Extensive investigations into the operations of the New York fire department, police department and the Port Authority police were conducted by the U.S. Naval War College and reported in the media, but mainly locally.
That's because of a basic finding that the fire department, especially, was all but out of control. There was a lack of discipline and a predictable equipment failure, mainly of communication.
Despite the fact that the department's leaders had concluded from the outset that the World Trade Center fires were "unfightable," crews were sent in with fighting it in mind.
Scores of off-duty firefighters put on gear and rushed to the scene without telling anyone in authority they were there. On-duty personnel in some cases refused to stay away.
Ambulances flocked to the scene. Port Authority police left their normal posts, despite orders to stay.
The result was, among other things, that 400 ambulance calls went unanswered and the region's tunnels and bridges were left undefended in the immediate wake of what was an obvious terrorist attack. The police and fire operations refused to pay any attention to each other, as was their long-standing habit.
That's one of the reasons helicopters were not used to rescue people trapped on the floors above where the airliners hit.
Fire Department crews could not be communicated with. That's despite the fact that stranded people easily called families and so forth on cell phones.
In other words, instead of performing heroically, the foot soldiers of the departments acted like a mob to the extent that most of those who died did so recklessly and in vain.

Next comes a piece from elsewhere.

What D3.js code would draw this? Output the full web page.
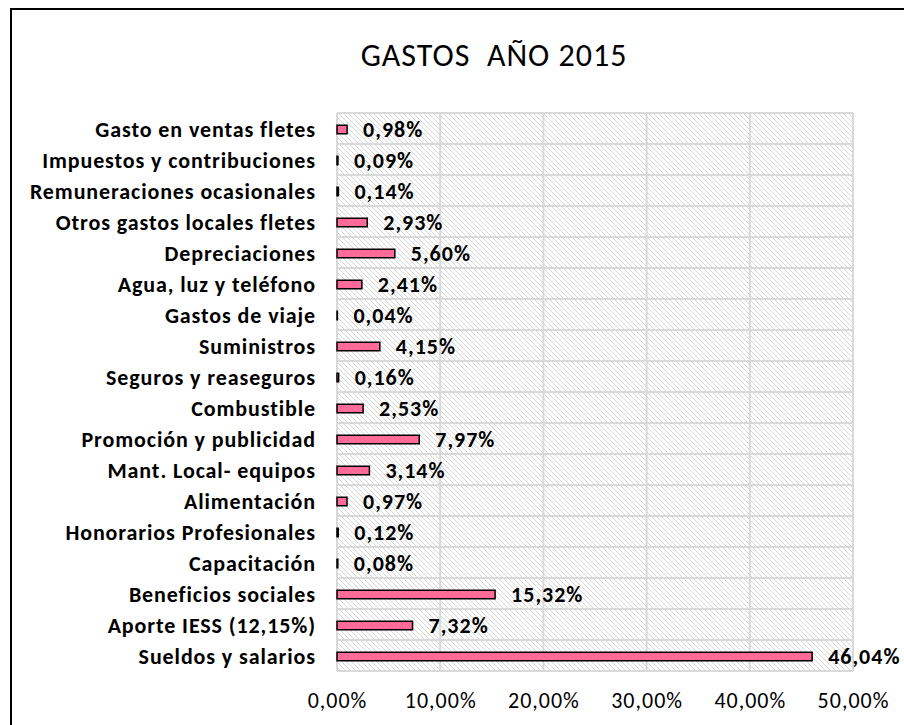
<!DOCTYPE html>
<html>
<head>
<meta charset="utf-8">
<script src="https://cdn.jsdelivr.net/npm/d3@7"></script>
<style>
  body { margin: 0; background: #fff; }
  svg { display: block; font-family: Carlito, Calibri, Lato, sans-serif; }
  .cat { font-size: 22px; font-weight: bold; fill: #000; letter-spacing: 0.9px; }
  .val { font-size: 22px; font-weight: bold; fill: #000; letter-spacing: 1px; }
  .tick-lbl { font-size: 22px; fill: #000; letter-spacing: 1px; }
  .title { font-size: 32px; fill: #000; letter-spacing: 1px; }
</style>
</head>
<body>
<div id="chart"></div>
<script>
// data (top to bottom, as in the picture)
var categories = [
  'Gasto en ventas fletes',
  'Impuestos y contribuciones',
  'Remuneraciones ocasionales',
  'Otros gastos locales fletes',
  'Depreciaciones',
  'Agua, luz y teléfono',
  'Gastos de viaje',
  'Suministros',
  'Seguros y reaseguros',
  'Combustible',
  'Promoción y publicidad',
  'Mant. Local- equipos',
  'Alimentación',
  'Honorarios Profesionales',
  'Capacitación',
  'Beneficios sociales',
  'Aporte IESS (12,15%)',
  'Sueldos y salarios'
];
var shares = [0.0098, 0.0009, 0.0014, 0.0293, 0.0560, 0.0241, 0.0004, 0.0415, 0.0016,
              0.0253, 0.0797, 0.0314, 0.0097, 0.0012, 0.0008, 0.1532, 0.0732, 0.4604];
var ticks = [0, 0.1, 0.2, 0.3, 0.4, 0.5];

(function (d3) {
  'use strict';
  var width = 904, height = 725;
  var left = 337, right = 853, top = 113, bottom = 671;

  var es = d3.formatLocale({ decimal: ',', thousands: '.', grouping: [3], currency: ['', '€'] });
  var pct = es.format('.2%');

  var svg = d3.select('#chart').append('svg')
    .attr('width', width)
    .attr('height', height);

  // hatch used behind the plot
  var pat = svg.append('defs').append('pattern')
    .attr('id', 'hatch')
    .attr('patternUnits', 'userSpaceOnUse')
    .attr('width', 5).attr('height', 5);
  pat.append('rect').attr('width', 5).attr('height', 5).attr('fill', '#fff');
  pat.append('path')
    .attr('d', 'M0,0 L5,5 M-1,4 L1,6 M4,-1 L6,1')
    .attr('stroke', '#d6d6d6')
    .attr('stroke-width', 1);

  // outer frame (goes past the window on the right and bottom)
  svg.append('rect')
    .attr('x', 11).attr('y', 9)
    .attr('width', 1000).attr('height', 800)
    .attr('fill', '#fff')
    .attr('stroke', '#000')
    .attr('stroke-width', 2);

  svg.append('text')
    .attr('class', 'title')
    .attr('x', 494).attr('y', 66)
    .attr('text-anchor', 'middle')
    .attr('xml:space', 'preserve')
    .text('GASTOS  AÑO 2015');

  var x = d3.scaleLinear().domain([0, 0.5]).range([left, right]);
  var y = d3.scaleBand().domain(categories).range([top, bottom]);

  svg.append('rect')
    .attr('x', left).attr('y', top)
    .attr('width', right - left).attr('height', bottom - top)
    .attr('fill', 'url(#hatch)');

  // gridlines
  var grid = svg.append('g').attr('stroke', '#d9d9d9').attr('stroke-width', 2);
  grid.selectAll('line.h')
    .data(categories.concat(['__end']))
    .enter().append('line')
    .attr('class', 'h')
    .attr('x1', left).attr('x2', right)
    .attr('y1', function (d, i) { return top + i * y.bandwidth(); })
    .attr('y2', function (d, i) { return top + i * y.bandwidth(); });
  grid.selectAll('line.v')
    .data(ticks)
    .enter().append('line')
    .attr('class', 'v')
    .attr('x1', x).attr('x2', x)
    .attr('y1', top).attr('y2', bottom);

  // x axis labels, no line
  var axis = svg.append('g')
    .attr('transform', 'translate(0,' + (bottom + 37) + ')')
    .call(d3.axisBottom(x).tickValues(ticks).tickFormat(pct).tickSize(0).tickPadding(0));
  axis.select('.domain').remove();
  axis.selectAll('text')
    .attr('class', 'tick-lbl')
    .attr('dy', 0);
  axis.attr('font-family', null).attr('font-size', null);

  var barH = 8.5;
  var rows = svg.append('g').selectAll('g')
    .data(categories)
    .enter().append('g')
    .attr('transform', function (d) { return 'translate(0,' + (y(d) + y.bandwidth() / 2 + 1) + ')'; });

  rows.append('rect')
    .attr('x', left)
    .attr('y', -barH / 2)
    .attr('width', function (d, i) { return x(shares[i]) - left; })
    .attr('height', barH)
    .attr('fill', '#ff6b98')
    .attr('stroke', '#000')
    .attr('stroke-width', 1.5);

  rows.append('text')
    .attr('class', 'val')
    .attr('x', function (d, i) { return x(shares[i]) + 16; })
    .attr('dy', '0.36em')
    .text(function (d, i) { return pct(shares[i]); });

  rows.append('text')
    .attr('class', 'cat')
    .attr('x', 316)
    .attr('dy', '0.34em')
    .attr('text-anchor', 'end')
    .text(function (d) { return d; });
})(window.d3);
</script>
</body>
</html>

It was a macho madhouse. Firefighters were trying to drag flame-fighting gear up 80 stories to fight a fire their superiors already had determined was beyond control. The same climb in the wake of the earlier Trade Center bombing had taken as much as four hours.
Firefighters milled about in the tower still standing, trying to find someone to tell them what to do and not realizing the one next to it had collapsed.

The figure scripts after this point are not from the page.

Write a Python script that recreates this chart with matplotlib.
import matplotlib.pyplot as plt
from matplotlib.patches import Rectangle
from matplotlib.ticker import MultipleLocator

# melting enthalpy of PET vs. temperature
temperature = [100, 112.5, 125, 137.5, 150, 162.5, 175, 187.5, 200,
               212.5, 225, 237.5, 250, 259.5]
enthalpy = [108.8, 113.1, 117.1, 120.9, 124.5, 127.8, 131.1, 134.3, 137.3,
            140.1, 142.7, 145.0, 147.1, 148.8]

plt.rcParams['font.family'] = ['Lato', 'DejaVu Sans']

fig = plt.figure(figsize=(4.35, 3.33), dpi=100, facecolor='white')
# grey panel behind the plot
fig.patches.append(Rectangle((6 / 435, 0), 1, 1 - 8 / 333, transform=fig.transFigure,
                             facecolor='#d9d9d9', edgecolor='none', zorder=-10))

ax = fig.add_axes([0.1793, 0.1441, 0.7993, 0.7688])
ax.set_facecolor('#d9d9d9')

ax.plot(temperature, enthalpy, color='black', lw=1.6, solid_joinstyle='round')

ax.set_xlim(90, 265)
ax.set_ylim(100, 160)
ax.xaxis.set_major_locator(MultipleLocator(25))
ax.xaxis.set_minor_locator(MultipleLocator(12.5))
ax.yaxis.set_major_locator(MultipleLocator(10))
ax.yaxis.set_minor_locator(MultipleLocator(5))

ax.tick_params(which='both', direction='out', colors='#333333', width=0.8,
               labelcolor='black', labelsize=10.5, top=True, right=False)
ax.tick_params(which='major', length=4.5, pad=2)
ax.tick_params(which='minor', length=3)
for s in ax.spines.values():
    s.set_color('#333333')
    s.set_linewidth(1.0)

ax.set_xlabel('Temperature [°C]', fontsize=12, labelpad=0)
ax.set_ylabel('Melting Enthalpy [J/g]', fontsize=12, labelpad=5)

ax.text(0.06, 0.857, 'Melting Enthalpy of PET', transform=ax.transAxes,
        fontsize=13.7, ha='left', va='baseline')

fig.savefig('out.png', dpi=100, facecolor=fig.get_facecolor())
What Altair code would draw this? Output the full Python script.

And what happened was not a surprise - or shouldn't have been.
Earlier major disasters had found the firefighters defying their commanders to play cowboy. It seems that they all want to be where the action is, which is why they take such jobs in the first place. Nobody wants to stay behind to handle other, lesser emergencies.
But it's childish behavior.
The police accuse the firefighters of lacking the paramilitary discipline police agencies employ. And it seems they're right, at least in the case of New York City.
It's too bad all concerned had to be exposed as inadequate in what was their time of glory. Yet they meant well and remain heroes in their own way, even though their bravery, too often, actually was foolhardy.